Goal – Return all the data below as it stands, minus the pictures.

Supplied data –
= = = = = = =
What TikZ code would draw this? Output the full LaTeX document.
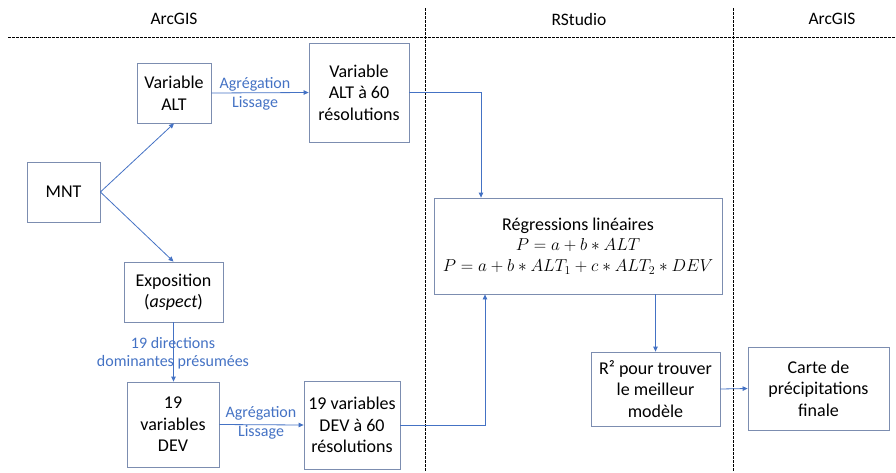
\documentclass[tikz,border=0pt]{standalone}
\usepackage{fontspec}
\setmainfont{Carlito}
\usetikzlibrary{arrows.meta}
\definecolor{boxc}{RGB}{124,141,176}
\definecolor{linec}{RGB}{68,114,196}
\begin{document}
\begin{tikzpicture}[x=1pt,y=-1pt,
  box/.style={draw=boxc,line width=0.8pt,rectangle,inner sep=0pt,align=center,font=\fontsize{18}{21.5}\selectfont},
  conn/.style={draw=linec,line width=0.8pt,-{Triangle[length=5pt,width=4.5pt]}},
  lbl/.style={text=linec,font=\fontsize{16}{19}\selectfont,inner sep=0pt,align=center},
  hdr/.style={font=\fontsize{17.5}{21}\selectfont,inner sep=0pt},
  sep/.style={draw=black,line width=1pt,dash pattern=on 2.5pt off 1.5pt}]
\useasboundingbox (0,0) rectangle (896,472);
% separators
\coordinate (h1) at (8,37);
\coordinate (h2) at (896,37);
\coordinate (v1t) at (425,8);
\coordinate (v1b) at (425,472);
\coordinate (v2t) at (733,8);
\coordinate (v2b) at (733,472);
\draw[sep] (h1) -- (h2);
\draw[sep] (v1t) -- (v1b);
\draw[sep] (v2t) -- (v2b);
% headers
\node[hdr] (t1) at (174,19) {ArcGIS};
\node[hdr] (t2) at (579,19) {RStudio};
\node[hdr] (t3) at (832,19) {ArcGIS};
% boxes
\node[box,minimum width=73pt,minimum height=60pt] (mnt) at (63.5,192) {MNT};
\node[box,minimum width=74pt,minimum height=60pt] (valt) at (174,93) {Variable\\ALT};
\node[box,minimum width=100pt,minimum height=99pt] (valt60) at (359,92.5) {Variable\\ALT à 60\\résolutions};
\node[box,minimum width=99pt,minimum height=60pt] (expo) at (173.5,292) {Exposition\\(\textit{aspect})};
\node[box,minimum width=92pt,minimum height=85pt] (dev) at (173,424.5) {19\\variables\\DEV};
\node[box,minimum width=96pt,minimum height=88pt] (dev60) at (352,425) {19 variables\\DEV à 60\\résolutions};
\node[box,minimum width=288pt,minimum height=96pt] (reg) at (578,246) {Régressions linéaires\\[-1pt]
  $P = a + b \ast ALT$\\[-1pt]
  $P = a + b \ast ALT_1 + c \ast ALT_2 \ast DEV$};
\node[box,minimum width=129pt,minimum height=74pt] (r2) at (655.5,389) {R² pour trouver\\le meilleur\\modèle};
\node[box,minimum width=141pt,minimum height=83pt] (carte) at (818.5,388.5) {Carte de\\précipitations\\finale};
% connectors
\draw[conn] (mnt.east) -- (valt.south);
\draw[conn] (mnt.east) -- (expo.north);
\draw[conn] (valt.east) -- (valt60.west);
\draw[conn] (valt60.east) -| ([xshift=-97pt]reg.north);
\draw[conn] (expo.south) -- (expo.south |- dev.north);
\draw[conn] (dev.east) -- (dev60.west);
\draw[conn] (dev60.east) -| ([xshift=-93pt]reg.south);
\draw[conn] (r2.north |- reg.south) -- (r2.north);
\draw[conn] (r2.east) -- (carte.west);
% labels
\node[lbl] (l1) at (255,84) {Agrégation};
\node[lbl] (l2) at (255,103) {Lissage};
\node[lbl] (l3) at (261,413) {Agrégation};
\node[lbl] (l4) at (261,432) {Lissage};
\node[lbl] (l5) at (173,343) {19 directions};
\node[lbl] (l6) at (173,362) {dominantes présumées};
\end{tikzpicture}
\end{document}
= = = = = = =
Result of the task –
What TikZ code would draw this? Output the full LaTeX document.
\documentclass[tikz,border=0pt]{standalone}
\usepackage{fontspec}
\setmainfont{Carlito}
\usetikzlibrary{arrows.meta}
\definecolor{boxc}{RGB}{124,141,176}
\definecolor{linec}{RGB}{68,114,196}
\begin{document}
\begin{tikzpicture}[x=1pt,y=-1pt,
  box/.style={draw=boxc,line width=0.8pt,rectangle,inner sep=0pt,align=center,font=\fontsize{18}{21.5}\selectfont},
  conn/.style={draw=linec,line width=0.8pt,-{Triangle[length=5pt,width=4.5pt]}},
  lbl/.style={text=linec,font=\fontsize{16}{19}\selectfont,inner sep=0pt,align=center},
  hdr/.style={font=\fontsize{17.5}{21}\selectfont,inner sep=0pt},
  sep/.style={draw=black,line width=1pt,dash pattern=on 2.5pt off 1.5pt}]
\useasboundingbox (0,0) rectangle (896,472);
% separators
\coordinate (h1) at (8,37);
\coordinate (h2) at (896,37);
\coordinate (v1t) at (425,8);
\coordinate (v1b) at (425,472);
\coordinate (v2t) at (733,8);
\coordinate (v2b) at (733,472);
\draw[sep] (h1) -- (h2);
\draw[sep] (v1t) -- (v1b);
\draw[sep] (v2t) -- (v2b);
% headers
\node[hdr] (t1) at (174,19) {ArcGIS};
\node[hdr] (t2) at (579,19) {RStudio};
\node[hdr] (t3) at (832,19) {ArcGIS};
% boxes
\node[box,minimum width=73pt,minimum height=60pt] (mnt) at (63.5,192) {MNT};
\node[box,minimum width=74pt,minimum height=60pt] (valt) at (174,93) {Variable\\ALT};
\node[box,minimum width=100pt,minimum height=99pt] (valt60) at (359,92.5) {Variable\\ALT à 60\\résolutions};
\node[box,minimum width=99pt,minimum height=60pt] (expo) at (173.5,292) {Exposition\\(\textit{aspect})};
\node[box,minimum width=92pt,minimum height=85pt] (dev) at (173,424.5) {19\\variables\\DEV};
\node[box,minimum width=96pt,minimum height=88pt] (dev60) at (352,425) {19 variables\\DEV à 60\\résolutions};
\node[box,minimum width=288pt,minimum height=96pt] (reg) at (578,246) {Régressions linéaires\\[-1pt]
  $P = a + b \ast ALT$\\[-1pt]
  $P = a + b \ast ALT_1 + c \ast ALT_2 \ast DEV$};
\node[box,minimum width=129pt,minimum height=74pt] (r2) at (655.5,389) {R² pour trouver\\le meilleur\\modèle};
\node[box,minimum width=141pt,minimum height=83pt] (carte) at (818.5,388.5) {Carte de\\précipitations\\finale};
% connectors
\draw[conn] (mnt.east) -- (valt.south);
\draw[conn] (mnt.east) -- (expo.north);
\draw[conn] (valt.east) -- (valt60.west);
\draw[conn] (valt60.east) -| ([xshift=-97pt]reg.north);
\draw[conn] (expo.south) -- (expo.south |- dev.north);
\draw[conn] (dev.east) -- (dev60.west);
\draw[conn] (dev60.east) -| ([xshift=-93pt]reg.south);
\draw[conn] (r2.north |- reg.south) -- (r2.north);
\draw[conn] (r2.east) -- (carte.west);
% labels
\node[lbl] (l1) at (255,84) {Agrégation};
\node[lbl] (l2) at (255,103) {Lissage};
\node[lbl] (l3) at (261,413) {Agrégation};
\node[lbl] (l4) at (261,432) {Lissage};
\node[lbl] (l5) at (173,343) {19 directions};
\node[lbl] (l6) at (173,362) {dominantes présumées};
\end{tikzpicture}
\end{document}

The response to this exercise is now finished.